Still can't get over how Atlético Madrid completely and collectively ended this counter attack. pic.twitter.com/reYpvd6e4v
— Euan McTear (@emctear) October 3, 2019
The clip has been shared around social media, and while I’ve never seen anything quite this extreme, but this is the kind of mentality we’ve seen at Atlético for years. Fitness coach Profe Ortega works the players so hard during the summer at their Los Ángeles de San Rafael base for moments like this. Sweat it out under the Spanish sun in the summer. Run, run, run in the Russian winter.

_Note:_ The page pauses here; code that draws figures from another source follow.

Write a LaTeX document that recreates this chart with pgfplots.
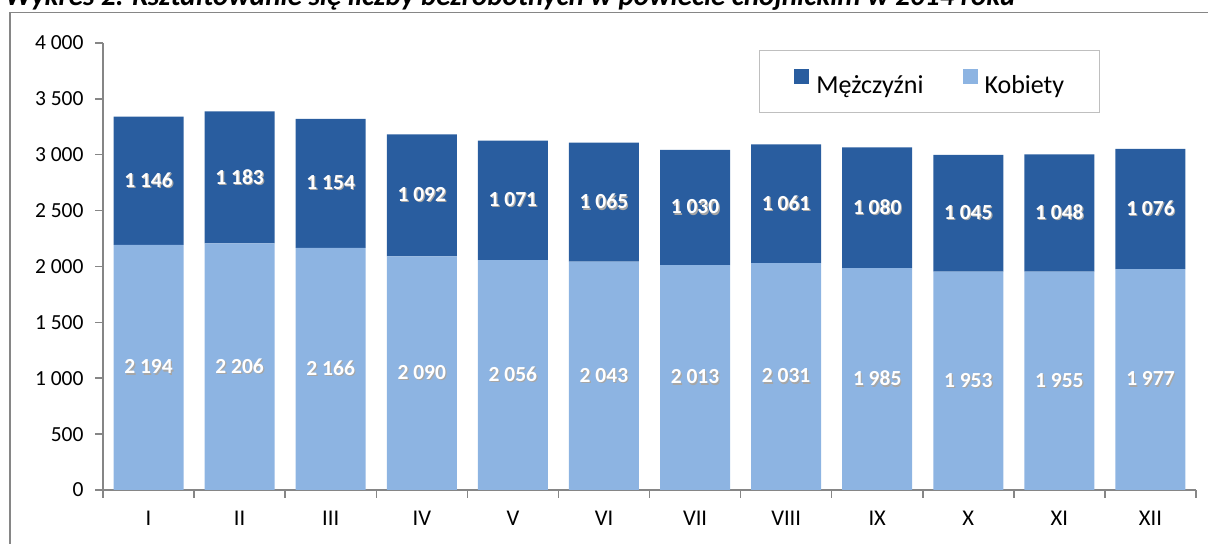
\documentclass[border=0pt]{standalone}
\usepackage{pgfplots}
\pgfplotsset{compat=1.18}
\usepackage{pgfplotstable}
\usepackage{fontspec}
\setmainfont{Carlito}
\definecolor{dblue}{RGB}{41,93,159}
\definecolor{lblue}{RGB}{141,180,226}
\definecolor{axgray}{RGB}{134,134,134}
\definecolor{leggray}{RGB}{191,191,191}
\pgfplotstableread{
x k m
0 2194 1146
1 2206 1183
2 2166 1154
3 2090 1092
4 2056 1071
5 2043 1065
6 2013 1030
7 2031 1061
8 1985 1080
9 1953 1045
10 1955 1048
11 1977 1076
}\data
\newcommand{\lbl}[1]{\pgfmathprintnumber[assume math mode=true,1000 sep={\hspace{0.226em}}]{#1}}
\newcommand{\shlbl}[1]{\rlap{\hspace{1.2bp}\raisebox{-1.2bp}{\color{black!35}\lbl{#1}}}\lbl{#1}}
\begin{document}
\begin{tikzpicture}[x=1bp,y=1bp]
\path[use as bounding box] (0,0) rectangle (1208,544);
\clip (0,0) rectangle (1208,544);
\draw[axgray, line width=1.5bp] (10,-10) -- (10,531.5) -- (1220,531.5);
\node[anchor=base west, inner sep=0pt] at (5,538) {\resizebox{1010bp}{!}{\bfseries\itshape Wykres 2. Kształtowanie się liczby bezrobotnych w powiecie chojnickim w 2014 roku}};
\begin{axis}[
  at={(103bp,54bp)}, anchor=south west,
  scale only axis, width=1093bp, height=447bp,
  xmin=-0.5, xmax=11.5, ymin=0, ymax=4000,
  axis x line*=bottom, axis y line*=left,
  axis line style={draw=axgray, line width=1.5bp},
  tick style={draw=axgray, line width=1.5bp},
  tick align=outside, major tick length=8bp,
  ytick={0,500,...,4000},
  xtick={-0.5,0.5,...,11.5},
  x tick label as interval,
  xticklabels={I,II,III,IV,V,VI,VII,VIII,IX,X,XI,XII},
  x tick label style={font=\fontsize{22.5bp}{26bp}\selectfont, text=black, yshift=-10bp},
  y tick label style={font=\fontsize{21.5bp}{24bp}\selectfont, text=black, xshift=-8bp,
     /pgf/number format/.cd, assume math mode=true, 1000 sep={\hspace{0.226em}}},
  ybar stacked, bar width=70bp,
  legend columns=2, reverse legend,
  legend image code/.code={\fill[#1] (0bp,1bp) rectangle (15bp,16bp);},
  legend style={at={(0.912,0.984)}, anchor=north east, draw=leggray, line width=1.3bp,
     inner xsep=35bp, inner ysep=18bp, font=\fontsize{26bp}{30bp}\selectfont,
     nodes={inner sep=0pt},
     /tikz/every even column/.append style={column sep=39bp},
     /tikz/every odd column/.append style={column sep=7bp}},
  nodes near coords={\shlbl{\pgfplotspointmeta}},
  point meta=explicit,
  every node near coord/.append style={anchor=center, text=white,
     font=\fontsize{21.5bp}{24bp}\selectfont\bfseries},
]
\addplot[fill=lblue, draw=none]
  table[x=x, y=k, meta=k] {\data};
\addlegendentry{Kobiety}
\addplot[fill=dblue, draw=none]
  table[x=x, y=m, meta=m] {\data};
\addlegendentry{Mężczyźni}
\end{axis}
\end{tikzpicture}
\end{document}
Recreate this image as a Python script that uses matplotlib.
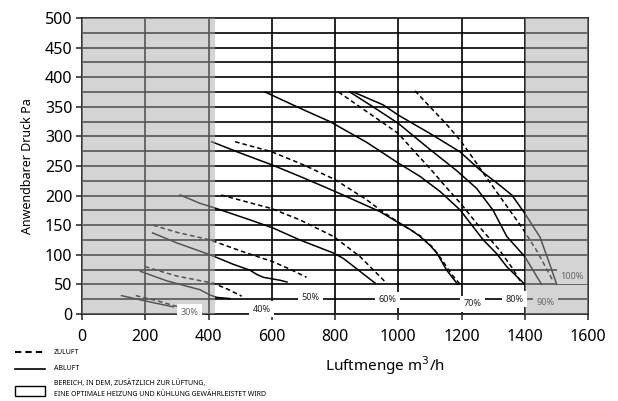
import matplotlib
matplotlib.use("Agg")
import matplotlib.pyplot as plt
from matplotlib.lines import Line2D
from matplotlib.patches import Rectangle

plt.rcParams['font.family'] = ['Noto Sans', 'DejaVu Sans']

# Abluft (durchgezogen) und Zuluft (gestrichelt) je Lüfterstufe
ab30_x = [125, 200, 289]
ab30_y = [31, 22, 12]
zu30_x = [170, 240, 305]
zu30_y = [31, 22, 12]

ab40_x = [185, 268, 373, 405, 426, 468]
ab40_y = [72, 56, 41, 32, 28, 26]
zu40_x = [199, 300, 415, 460, 505]
zu40_y = [80, 64, 52, 42, 30]

ab50_x = [223, 300, 405, 478, 531, 552, 573, 626, 648]
ab50_y = [137, 120, 100, 84, 74, 67, 62, 57, 54]
zu50_x = [225, 300, 405, 510, 605, 660, 710]
zu50_y = [150, 138, 125, 105, 88, 75, 62]

ab60_x = [310, 373, 426, 531, 605, 689, 795, 826, 879, 927]
ab60_y = [201, 187, 178, 159, 145, 125, 103, 94, 72, 52]
zu60_x = [440, 600, 689, 795, 879, 963]
zu60_y = [201, 178, 159, 131, 97, 52]

ab70_x = [410, 500, 600, 700, 800, 900, 942, 995, 1040, 1069, 1100, 1122, 1153, 1188]
ab70_y = [291, 272, 252, 230, 207, 183, 173, 156, 142, 131, 116, 103, 74, 50]
zu70_x = [484, 600, 700, 800, 900, 942, 1000, 1069, 1110, 1140, 1170, 1196]
zu70_y = [291, 274, 252, 227, 193, 176, 155, 132, 112, 90, 66, 50]

ab80_x = [579, 700, 784, 900, 1000, 1070, 1132, 1195, 1269, 1311, 1343, 1400]
ab80_y = [375, 345, 325, 290, 255, 232, 207, 176, 125, 102, 80, 50]
zu80_x = [811, 900, 1000, 1050, 1100, 1150, 1200, 1260, 1320, 1360, 1390]
zu80_y = [375, 342, 305, 275, 246, 215, 185, 145, 108, 78, 52]

ab90_x = [847, 920, 1000, 1100, 1185, 1248, 1300, 1343, 1400, 1453]
ab90_y = [375, 350, 322, 278, 242, 212, 175, 131, 97, 50]

ab100_x = [858, 953, 1000, 1100, 1195, 1259, 1310, 1359, 1400, 1448, 1475, 1501]
ab100_y = [375, 353, 336, 305, 274, 243, 222, 201, 170, 130, 90, 50]
zu100_x = [1053, 1100, 1150, 1195, 1230, 1269, 1330, 1390, 1440, 1490]
zu100_y = [377, 350, 322, 294, 268, 238, 192, 147, 105, 55]

# Beschriftung der Stufen
stufen = ['30%', '40%', '50%', '60%', '70%', '80%', '90%', '100%']
stufen_x = [341, 569, 721, 965, 1236, 1369, 1467, 1549]
stufen_y = [3, 8, 28, 24, 17, 25, 19, 64]
stufen_grau = [True, False, False, False, False, False, True, True]

fig = plt.figure(figsize=(6.18, 4.01), dpi=100)
ax = fig.add_axes([0.1327, 0.2170, 0.8188, 0.7381])

for v in range(0, 500, 25):
    ax.axhline(v, color='black', lw=1.2, zorder=1)
for v in range(200, 1600, 200):
    ax.axvline(v, color='black', lw=1.2, zorder=1)

solid = [(ab30_x, ab30_y), (ab40_x, ab40_y), (ab50_x, ab50_y), (ab60_x, ab60_y),
         (ab70_x, ab70_y), (ab80_x, ab80_y), (ab90_x, ab90_y), (ab100_x, ab100_y)]
dashed = [(zu30_x, zu30_y), (zu40_x, zu40_y), (zu50_x, zu50_y), (zu60_x, zu60_y),
          (zu70_x, zu70_y), (zu80_x, zu80_y), (zu100_x, zu100_y)]
for xs, ys in solid:
    ax.plot(xs, ys, color='black', lw=1.1, zorder=2, solid_joinstyle='round')
for xs, ys in dashed:
    ax.plot(xs, ys, color='black', lw=1.1, ls=(0, (3, 2)), zorder=2)

# graue Bereiche (Linien darunter werden grau)
ax.axvspan(0, 422, color='#aaaaaa', alpha=0.5, lw=0, zorder=2.6)
ax.axvspan(1400, 1600, color='#aaaaaa', alpha=0.5, lw=0, zorder=2.6)

for s, x, y, g in zip(stufen, stufen_x, stufen_y, stufen_grau):
    if g and s != '30%':
        fc = '#d4d4d4'
    else:
        fc = 'white'
    ax.text(x, y, s, fontsize=6.5, color='#666666' if g else '#222222',
            ha='center', va='center', zorder=4,
            bbox=dict(facecolor=fc, edgecolor='none', pad=2.5))

ax.set_xlim(0, 1600)
ax.set_ylim(0, 500)
ax.set_xticks(range(0, 1601, 200))
ax.set_yticks(range(0, 501, 50))
ax.tick_params(labelsize=11.5, length=4, width=1.2, color='#333333', pad=3)
ax.tick_params(axis='x', pad=7)
for sp in ax.spines.values():
    sp.set_linewidth(1.3)
    sp.set_color('#222222')

ax.set_ylabel('Anwendbarer Druck Pa', fontsize=9, labelpad=8)
fig.text(0.623, 0.087, 'Luftmenge m$^3$/h', fontsize=11, ha='center', va='center')

# Legende unten links
fig.add_artist(Line2D([15 / 618, 45 / 618], [1 - 352 / 401] * 2, color='black',
                      lw=1.5, ls=(0, (3, 2))))
fig.text(54 / 618, 1 - 352 / 401, 'ZULUFT', fontsize=5, va='center')
fig.add_artist(Line2D([15 / 618, 45 / 618], [1 - 369 / 401] * 2, color='black', lw=1.2))
fig.text(54 / 618, 1 - 369 / 401, 'ABLUFT', fontsize=5, va='center')
fig.add_artist(Rectangle((15 / 618, 1 - 396 / 401), 30 / 618, 10 / 401,
                         transform=fig.transFigure, facecolor='white',
                         edgecolor='black', lw=1.0))
fig.text(54 / 618, 1 - 383 / 401, 'BEREICH, IN DEM, ZUSÄTZLICH ZUR LÜFTUNG,',
         fontsize=5, va='center')
fig.text(54 / 618, 1 - 394 / 401, 'EINE OPTIMALE HEIZUNG UND KÜHLUNG GEWÄHRLEISTET WIRD',
         fontsize=5, va='center')

fig.savefig('out.png', dpi=100)
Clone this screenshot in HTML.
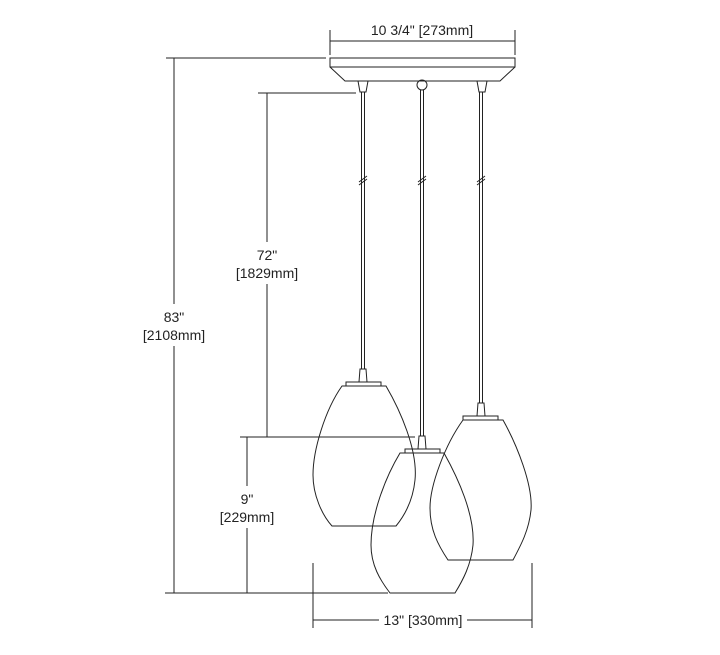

Los Colchoneros’ squad has technical quality in abundance, but what makes them more than the sum of their parts is the effort applied in every single match. This mentality comes from the top, from Diego Simeone himself, who was the kind of player to leave it all on the pitch.
When he took over in 2011, he had in his squad players like Gabi, Juanfran, Miranda, Filipe Luís, Diego Godín, Arda Turan and Radamel Falcao. What Simeone changed was their mentality. He got them to put in that one extra morsel of effort per game necessary to change the situation. In his first week, he told the players that they’d end up hating him. He told them that only in the dictionary does “success” — “éxito” in Spanish — come before “work”.
Simeone is Mr. Effort. Even during a family holiday he once grew angry with his wife when he felt she wasn’t pulling her weight in a beach volleyball game. When it comes to professional footballers, he obviously expects even more. He expects moments like Tuesday’s collective sprint back. You can bet Simeone beamed with pride as he watched those five seconds of action.